[start]

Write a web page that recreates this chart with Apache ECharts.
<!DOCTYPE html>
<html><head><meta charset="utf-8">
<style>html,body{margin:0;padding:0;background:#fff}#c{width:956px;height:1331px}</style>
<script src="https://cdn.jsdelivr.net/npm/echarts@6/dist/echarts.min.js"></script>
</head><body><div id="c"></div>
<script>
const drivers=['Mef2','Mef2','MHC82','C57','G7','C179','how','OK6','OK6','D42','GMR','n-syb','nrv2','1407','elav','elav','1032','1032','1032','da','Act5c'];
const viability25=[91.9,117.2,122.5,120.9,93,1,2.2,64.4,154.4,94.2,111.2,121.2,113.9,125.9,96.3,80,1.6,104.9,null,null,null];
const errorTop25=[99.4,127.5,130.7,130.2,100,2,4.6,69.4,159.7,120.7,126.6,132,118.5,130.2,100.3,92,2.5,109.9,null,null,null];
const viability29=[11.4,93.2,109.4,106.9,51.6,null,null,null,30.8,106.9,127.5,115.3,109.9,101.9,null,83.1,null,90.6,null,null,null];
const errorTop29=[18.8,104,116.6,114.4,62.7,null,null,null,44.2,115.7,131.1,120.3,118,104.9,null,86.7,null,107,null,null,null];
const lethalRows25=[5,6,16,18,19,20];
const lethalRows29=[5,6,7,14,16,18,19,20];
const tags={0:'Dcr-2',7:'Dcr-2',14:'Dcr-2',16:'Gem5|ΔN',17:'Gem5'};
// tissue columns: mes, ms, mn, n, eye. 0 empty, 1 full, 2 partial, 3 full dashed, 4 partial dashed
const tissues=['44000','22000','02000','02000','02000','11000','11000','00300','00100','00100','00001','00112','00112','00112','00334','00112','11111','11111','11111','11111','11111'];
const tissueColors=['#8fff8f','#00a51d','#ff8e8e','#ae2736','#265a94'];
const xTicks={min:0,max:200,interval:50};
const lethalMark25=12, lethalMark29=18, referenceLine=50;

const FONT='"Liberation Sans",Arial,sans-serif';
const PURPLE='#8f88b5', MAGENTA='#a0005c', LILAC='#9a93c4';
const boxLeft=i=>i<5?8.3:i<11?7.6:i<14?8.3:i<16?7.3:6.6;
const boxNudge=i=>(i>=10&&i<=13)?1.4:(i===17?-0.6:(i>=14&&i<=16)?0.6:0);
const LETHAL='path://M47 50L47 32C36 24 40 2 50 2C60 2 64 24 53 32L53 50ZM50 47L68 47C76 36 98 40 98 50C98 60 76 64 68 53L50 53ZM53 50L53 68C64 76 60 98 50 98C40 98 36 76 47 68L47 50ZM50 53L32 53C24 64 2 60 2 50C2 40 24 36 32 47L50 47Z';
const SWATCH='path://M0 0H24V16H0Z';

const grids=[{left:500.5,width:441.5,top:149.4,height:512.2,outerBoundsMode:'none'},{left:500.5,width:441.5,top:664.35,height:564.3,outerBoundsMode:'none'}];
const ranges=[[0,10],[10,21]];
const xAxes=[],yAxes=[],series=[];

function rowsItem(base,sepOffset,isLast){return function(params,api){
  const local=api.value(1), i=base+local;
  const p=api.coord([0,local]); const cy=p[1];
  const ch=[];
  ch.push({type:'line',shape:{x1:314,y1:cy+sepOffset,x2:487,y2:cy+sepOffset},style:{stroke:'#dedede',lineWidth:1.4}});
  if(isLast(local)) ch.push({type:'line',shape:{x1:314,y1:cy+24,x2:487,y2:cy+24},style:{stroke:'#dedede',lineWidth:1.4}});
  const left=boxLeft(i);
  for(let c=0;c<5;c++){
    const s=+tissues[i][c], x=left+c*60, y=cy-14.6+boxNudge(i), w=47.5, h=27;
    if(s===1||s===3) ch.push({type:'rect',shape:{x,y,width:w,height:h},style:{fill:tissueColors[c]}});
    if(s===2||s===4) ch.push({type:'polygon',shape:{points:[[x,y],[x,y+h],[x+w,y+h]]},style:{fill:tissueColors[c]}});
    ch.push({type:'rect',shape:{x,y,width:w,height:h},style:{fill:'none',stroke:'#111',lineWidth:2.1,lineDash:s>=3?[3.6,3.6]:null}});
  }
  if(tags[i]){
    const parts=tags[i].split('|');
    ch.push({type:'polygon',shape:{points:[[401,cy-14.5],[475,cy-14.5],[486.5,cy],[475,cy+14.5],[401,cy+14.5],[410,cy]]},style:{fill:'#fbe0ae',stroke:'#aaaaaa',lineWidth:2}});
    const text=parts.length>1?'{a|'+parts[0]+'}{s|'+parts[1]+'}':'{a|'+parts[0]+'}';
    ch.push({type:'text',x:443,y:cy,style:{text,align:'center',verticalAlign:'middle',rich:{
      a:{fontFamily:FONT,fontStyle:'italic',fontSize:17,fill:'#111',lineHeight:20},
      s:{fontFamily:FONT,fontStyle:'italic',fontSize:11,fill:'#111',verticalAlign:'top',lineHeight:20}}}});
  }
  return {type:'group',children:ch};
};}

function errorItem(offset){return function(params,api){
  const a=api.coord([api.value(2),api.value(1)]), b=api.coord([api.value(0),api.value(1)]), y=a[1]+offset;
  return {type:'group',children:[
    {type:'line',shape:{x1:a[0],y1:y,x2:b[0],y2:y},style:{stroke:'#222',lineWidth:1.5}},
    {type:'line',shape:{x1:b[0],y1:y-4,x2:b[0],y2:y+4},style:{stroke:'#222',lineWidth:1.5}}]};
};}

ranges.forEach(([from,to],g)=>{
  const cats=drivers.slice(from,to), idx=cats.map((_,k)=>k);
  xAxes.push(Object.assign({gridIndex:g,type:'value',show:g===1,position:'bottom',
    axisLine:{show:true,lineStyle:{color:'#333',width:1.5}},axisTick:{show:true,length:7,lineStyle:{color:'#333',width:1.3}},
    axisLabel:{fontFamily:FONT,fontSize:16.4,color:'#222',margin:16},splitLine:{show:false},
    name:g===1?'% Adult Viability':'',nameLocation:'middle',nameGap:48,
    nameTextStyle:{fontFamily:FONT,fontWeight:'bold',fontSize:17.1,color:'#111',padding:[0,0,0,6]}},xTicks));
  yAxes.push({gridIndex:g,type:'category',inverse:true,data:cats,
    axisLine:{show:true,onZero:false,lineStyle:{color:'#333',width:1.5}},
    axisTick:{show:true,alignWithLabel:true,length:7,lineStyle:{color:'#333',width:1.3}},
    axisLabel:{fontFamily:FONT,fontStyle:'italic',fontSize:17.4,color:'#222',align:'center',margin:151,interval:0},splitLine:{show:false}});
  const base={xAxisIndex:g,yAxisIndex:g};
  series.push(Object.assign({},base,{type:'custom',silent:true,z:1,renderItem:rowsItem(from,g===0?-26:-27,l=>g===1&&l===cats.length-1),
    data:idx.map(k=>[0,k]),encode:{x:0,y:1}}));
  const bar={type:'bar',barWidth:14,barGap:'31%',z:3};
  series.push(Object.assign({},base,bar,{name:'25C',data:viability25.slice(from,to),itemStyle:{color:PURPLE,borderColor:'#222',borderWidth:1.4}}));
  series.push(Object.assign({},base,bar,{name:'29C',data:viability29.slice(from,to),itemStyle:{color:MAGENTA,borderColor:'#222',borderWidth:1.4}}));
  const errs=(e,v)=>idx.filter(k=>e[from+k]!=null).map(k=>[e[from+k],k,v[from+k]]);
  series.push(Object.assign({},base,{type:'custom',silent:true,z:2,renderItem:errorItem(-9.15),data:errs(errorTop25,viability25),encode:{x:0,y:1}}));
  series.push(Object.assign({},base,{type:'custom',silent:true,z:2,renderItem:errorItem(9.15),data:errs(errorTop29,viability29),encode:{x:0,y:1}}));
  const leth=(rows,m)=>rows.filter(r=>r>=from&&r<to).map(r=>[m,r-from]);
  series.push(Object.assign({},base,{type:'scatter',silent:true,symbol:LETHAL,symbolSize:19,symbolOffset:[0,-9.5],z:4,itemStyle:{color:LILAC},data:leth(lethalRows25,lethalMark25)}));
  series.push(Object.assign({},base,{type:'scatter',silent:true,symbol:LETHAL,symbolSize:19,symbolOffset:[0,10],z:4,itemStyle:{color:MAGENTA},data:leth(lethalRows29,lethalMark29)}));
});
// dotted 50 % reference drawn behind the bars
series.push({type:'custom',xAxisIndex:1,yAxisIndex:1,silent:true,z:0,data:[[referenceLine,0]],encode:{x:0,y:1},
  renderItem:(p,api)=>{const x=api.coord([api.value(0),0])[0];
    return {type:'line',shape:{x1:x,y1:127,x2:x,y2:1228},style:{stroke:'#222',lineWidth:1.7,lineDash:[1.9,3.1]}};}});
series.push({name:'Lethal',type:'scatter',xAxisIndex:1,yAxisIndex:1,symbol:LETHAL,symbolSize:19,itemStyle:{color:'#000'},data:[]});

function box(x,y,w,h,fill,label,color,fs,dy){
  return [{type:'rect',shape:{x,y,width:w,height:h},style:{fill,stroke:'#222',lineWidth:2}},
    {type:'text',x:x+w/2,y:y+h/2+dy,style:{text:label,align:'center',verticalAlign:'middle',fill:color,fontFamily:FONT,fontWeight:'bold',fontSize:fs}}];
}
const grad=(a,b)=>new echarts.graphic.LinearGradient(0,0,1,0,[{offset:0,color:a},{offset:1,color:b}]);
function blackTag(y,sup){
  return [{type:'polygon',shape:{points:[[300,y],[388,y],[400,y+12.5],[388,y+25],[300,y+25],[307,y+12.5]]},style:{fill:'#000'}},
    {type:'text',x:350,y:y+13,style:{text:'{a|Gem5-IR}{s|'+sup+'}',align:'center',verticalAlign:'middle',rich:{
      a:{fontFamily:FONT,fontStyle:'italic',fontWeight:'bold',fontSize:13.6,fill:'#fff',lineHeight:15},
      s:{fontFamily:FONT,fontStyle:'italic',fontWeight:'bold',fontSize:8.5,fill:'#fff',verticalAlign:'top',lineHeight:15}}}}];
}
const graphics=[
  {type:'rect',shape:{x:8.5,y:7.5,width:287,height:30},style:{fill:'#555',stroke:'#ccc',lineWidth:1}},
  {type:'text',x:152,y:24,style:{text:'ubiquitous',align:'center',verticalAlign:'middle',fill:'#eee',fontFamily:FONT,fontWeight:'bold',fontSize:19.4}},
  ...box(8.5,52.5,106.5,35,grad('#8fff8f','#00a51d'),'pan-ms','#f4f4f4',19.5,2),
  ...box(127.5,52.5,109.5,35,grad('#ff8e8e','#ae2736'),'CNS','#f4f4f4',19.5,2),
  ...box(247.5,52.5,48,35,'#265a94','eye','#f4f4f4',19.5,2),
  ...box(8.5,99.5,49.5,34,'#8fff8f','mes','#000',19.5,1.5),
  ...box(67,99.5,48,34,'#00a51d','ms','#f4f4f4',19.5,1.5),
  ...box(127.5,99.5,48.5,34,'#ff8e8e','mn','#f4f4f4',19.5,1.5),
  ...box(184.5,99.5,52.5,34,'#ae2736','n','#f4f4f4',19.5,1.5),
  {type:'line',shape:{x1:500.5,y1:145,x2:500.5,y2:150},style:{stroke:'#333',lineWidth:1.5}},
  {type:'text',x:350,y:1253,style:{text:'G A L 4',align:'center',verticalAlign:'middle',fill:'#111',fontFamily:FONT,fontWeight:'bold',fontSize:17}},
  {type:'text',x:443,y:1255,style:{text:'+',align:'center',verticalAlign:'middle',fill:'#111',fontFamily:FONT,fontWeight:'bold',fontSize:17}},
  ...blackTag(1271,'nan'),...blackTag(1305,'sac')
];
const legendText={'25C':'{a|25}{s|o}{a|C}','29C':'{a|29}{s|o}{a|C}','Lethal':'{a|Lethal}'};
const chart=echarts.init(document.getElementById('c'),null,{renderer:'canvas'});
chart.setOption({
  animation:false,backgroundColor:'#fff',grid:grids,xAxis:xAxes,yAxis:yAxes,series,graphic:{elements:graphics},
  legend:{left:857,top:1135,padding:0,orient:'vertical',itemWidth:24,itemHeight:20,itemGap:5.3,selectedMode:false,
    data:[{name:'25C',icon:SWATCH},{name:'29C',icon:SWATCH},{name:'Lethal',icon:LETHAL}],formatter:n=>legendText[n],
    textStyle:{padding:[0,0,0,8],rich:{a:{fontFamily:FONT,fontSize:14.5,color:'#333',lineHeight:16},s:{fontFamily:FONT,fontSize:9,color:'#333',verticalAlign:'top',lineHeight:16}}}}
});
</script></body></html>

[end]

→ Aim of the exercise: Repeat, exactly and only, the lines from the beginning of the material through the line that contains "const lethalMark25=12, lethalMark29=18, referenceLine=50;".

→ Right answer:
Write a web page that recreates this chart with Apache ECharts.
<!DOCTYPE html>
<html><head><meta charset="utf-8">
<style>html,body{margin:0;padding:0;background:#fff}#c{width:956px;height:1331px}</style>
<script src="https://cdn.jsdelivr.net/npm/echarts@6/dist/echarts.min.js"></script>
</head><body><div id="c"></div>
<script>
const drivers=['Mef2','Mef2','MHC82','C57','G7','C179','how','OK6','OK6','D42','GMR','n-syb','nrv2','1407','elav','elav','1032','1032','1032','da','Act5c'];
const viability25=[91.9,117.2,122.5,120.9,93,1,2.2,64.4,154.4,94.2,111.2,121.2,113.9,125.9,96.3,80,1.6,104.9,null,null,null];
const errorTop25=[99.4,127.5,130.7,130.2,100,2,4.6,69.4,159.7,120.7,126.6,132,118.5,130.2,100.3,92,2.5,109.9,null,null,null];
const viability29=[11.4,93.2,109.4,106.9,51.6,null,null,null,30.8,106.9,127.5,115.3,109.9,101.9,null,83.1,null,90.6,null,null,null];
const errorTop29=[18.8,104,116.6,114.4,62.7,null,null,null,44.2,115.7,131.1,120.3,118,104.9,null,86.7,null,107,null,null,null];
const lethalRows25=[5,6,16,18,19,20];
const lethalRows29=[5,6,7,14,16,18,19,20];
const tags={0:'Dcr-2',7:'Dcr-2',14:'Dcr-2',16:'Gem5|ΔN',17:'Gem5'};
// tissue columns: mes, ms, mn, n, eye. 0 empty, 1 full, 2 partial, 3 full dashed, 4 partial dashed
const tissues=['44000','22000','02000','02000','02000','11000','11000','00300','00100','00100','00001','00112','00112','00112','00334','00112','11111','11111','11111','11111','11111'];
const tissueColors=['#8fff8f','#00a51d','#ff8e8e','#ae2736','#265a94'];
const xTicks={min:0,max:200,interval:50};
const lethalMark25=12, lethalMark29=18, referenceLine=50;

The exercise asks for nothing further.